While it's great that AWS has indeed contributed fixes to upstream Elasticsearch, they link to 9 PRs that are generally on the trivial end of the scale. (Though I don't doubt the PR that adds a missing synchronized keyword might have been gnarly and time consuming to debug, and that diff size does not necessarily correlate to importance)
For a project AWS was making hundreds of millions in revenue on four years ago (as per an ex AWS employee), patting your own shoulder for such a trivial amount of contributions is a bit disingenuous. They might have contributed more, but if there was something significant, they probably would have mentioned.
Disclosure: I work at Amazon on cloud infrastructure, but not on the codebase in question. I helped with parts of the blog post to try to explain some of the nuance about how things are set up with Elasticsearch as an "upstream".
The 9 PRs were only to demonstrate working in the "upstream first" practice, and aren't exhaustive. It also doesn't cover the additional work in the Apache Lucene project that benefits Elasticsearch as well, which is where larger code investments are being made (since that's the right place for them to live, for much of what's being built).
A lot can be said about AWS and open source, but it is clear they have created some "secret sauce" on the networking, storage and virtualization side of things which is their core business. Unlike Elastic they never promised open source and never used it as marketing. So it completely fair for them to keep those things closed as they provide a big part of the competitive advantage to their cloud.
Those components underpin things like Aurora (which does tricks with storage and replication that MySQL can't) and this warm/hot storage.
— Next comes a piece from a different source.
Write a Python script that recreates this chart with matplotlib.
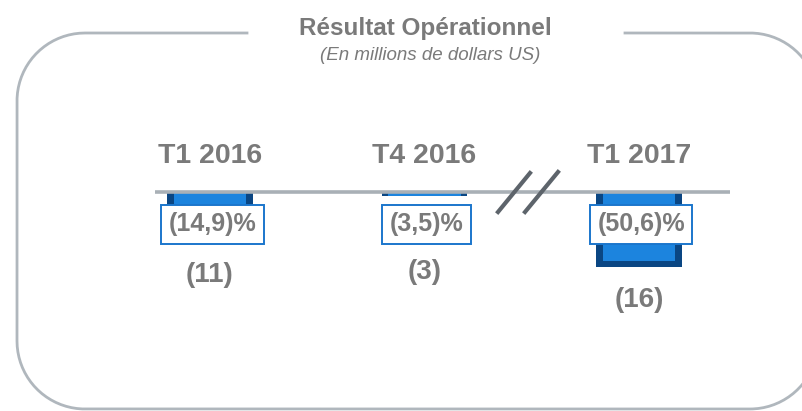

So there is probably no practical way to open source those elasticsearch changes without opening up their storage system as well and even then it wouldn't run outside of AWS.
There is a slideshare about their networking approach for VPC somewhere it's quite clever. But I can't find anything for EBS and what features it might have that make Aurora replicate the way it does.
Edit: I found this video https://www.youtube.com/watch?v=St3SE4LWhKo it uses the slides I mean but looks like there are a few versions from different events. Google for "another day, another billion packets"
I remember what it looks like, tried to Google it but can't find it. The gist of it was that they didn't create any tunnels or VPN like infrastructure to create VPC, because it wouldn't scale to large numbers of nodes. Especially because your servers can be on completely different hosts all of their internal network.
For a project AWS was making hundreds of millions in revenue on four years ago (as per an ex AWS employee), patting your own shoulder for such a trivial amount of contributions is a bit disingenuous. They might have contributed more, but if there was something significant, they probably would have mentioned.
Notable new features like "ultrawarm" they did not attempt to contribute upstream, nor open source at all: https://aws.amazon.com/about-aws/whats-new/2020/05/aws-annou...